Tuesday, January 17, 2012

Judge Can Only Make Findings of Fact & Conclusions of Law on an Issue If Evidence Is Received

Frequently I hear complaints from judges that at trial attorneys are focusing on a hotly-contested issue, such as custody, and completely forgetting about related issues such as child support or dependency exemptions.  It is not unusual to have several hours, or even days, of testimony on custody and/or parenting time, but then have little or nothing in evidence about the income and expenses of the parties.  Then the lawyers seek amended findings of fact on issues for which no trial evidence was received.  Likewise, parties who seem to have a settlement may forget about a related issue, like dependency exemptions, when the hotly-contested custody issue is resolved.  Something to keep in mind.

Friday, January 6, 2012

"The Judge Looks Bored"- Recommended Reading for Family Lawyers

The December 2011 issue of BENCH & BAR, the monthly publication of the Minnesota State Bar Association, has a fine article by Hennepin County District Court Judge Jay Quam entitled "The Judge Looks Bored."  His observations and recommendations are a must reading for family lawyers since all family law cases in MN are heard by judges and never juries.  He provides a good explanation for the frequent comment by judges during court trial: "Please move things along, counsel."

Click the following link, then click Bench and Bar on the lower left of the MSBA home page:

www.mnbar.org

Tuesday, January 3, 2012

MN Child Support Calculation Must Be Based on Parenting Time As Ordered, Not As Exercised

Reported in Minnesota Lawyer on 12-26-11 is the Hermann case in which the Court of Appeals reiterated that under the MN child support statute, the 12% reduction in support for a parent who has 10% to 45% of parenting time, as well as the presumption that parenting time is equal when 45.1 % to 50% (Minn. Stat. 518A.36, Sub. 2(i)(ii))  is based upon parenting time as stated in the court order, NOT as exercised.  This opinion is a reminder to counsel that at child support review hearings it will be fruitless to argue that the visiting parent/support obligor does not actually exercise all of the parenting time ordered, or in fact exercises more.

Wednesday, December 14, 2011

Interest on Unpaid Property Settlement Is Statutory, Not Discretionary

Widely-reported this week was the decision of the MN Court of Appeals that a trial court properly added 10% statutory interest on unpaid property settlement payments (principal due of $4.5 million...yes, million!) owed by a wealthy hedge fund manager to his former wife.

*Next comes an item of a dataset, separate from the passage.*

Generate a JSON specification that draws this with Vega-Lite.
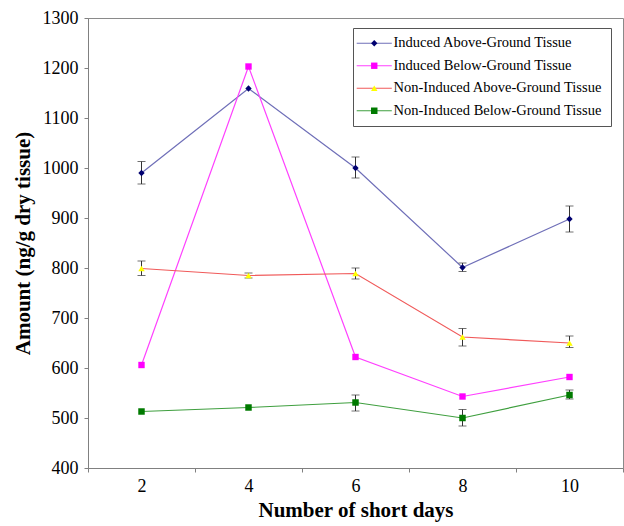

For we math "wizards"  that's $450,000 in annual simple interest.  The appellant had previously sought modification of the property settlement due to changing and adverse market conditions, but that motion was denied by the trial court and affirmed on appeal in 2010 (2010 WL 3543458).
Minn.Stat. 549.09, Sub. 1(c)(2) provides for 10% interest per year on money judgments exceeding $50,000, however prejudgment interest cannot be awarded. The judge has no discretion to award interest at a lesser rate.

Tuesday, November 29, 2011

MN Court of Appeals: Topic on The District Court Show

The Minnesota Court of Appeals and its Family Law Mediation Project are the topics of the most recent District Court Show viewable at: www.QCTV.org  (see link in right margin here)
At the website,
Click Community and then The District Court Show.
My guests are Judge Roger Klaphake and family lawyer Jeff Hicken.  Duration is 30 minutes.

Thursday, November 10, 2011

Judge Adopting One Side's Proposed Decree in Contested Case Discouraged

Occasionally we read in MN appellate decisions that the appellant "challenges the findings of fact...arguing that the wholesale adoption of respondent's findings of fact...reflect the district court's failure to independently assess the evidence, resulting in a manifest injustice..." quoting here from Guiliani v. Anderson reported in Minn. Lawyer on 11-7-11.  The appellant prevailed and the case was remanded for more specific findings.  The Court of Appeals cited Bliss, 493 NW2d 583, 590 (Minn. App. 1992) which holds that it is not per se reversible error for the trial court to adopt one party's proposed decree.  However,  it "raises the question of whether the trial court independently evaluated each party's testimony and evidence."  I have always made it my practice to make findings of fact as the evidence is presented in the courtroom, then supplement any proposed findings of fact with my own.  Simply adopting one side's proposed decree, even if the opponent is pro se and submits none, may result in reversal and remand.

This case also has helpful discussion of the trial court allowing reasonable accommodations to the unrepresented party.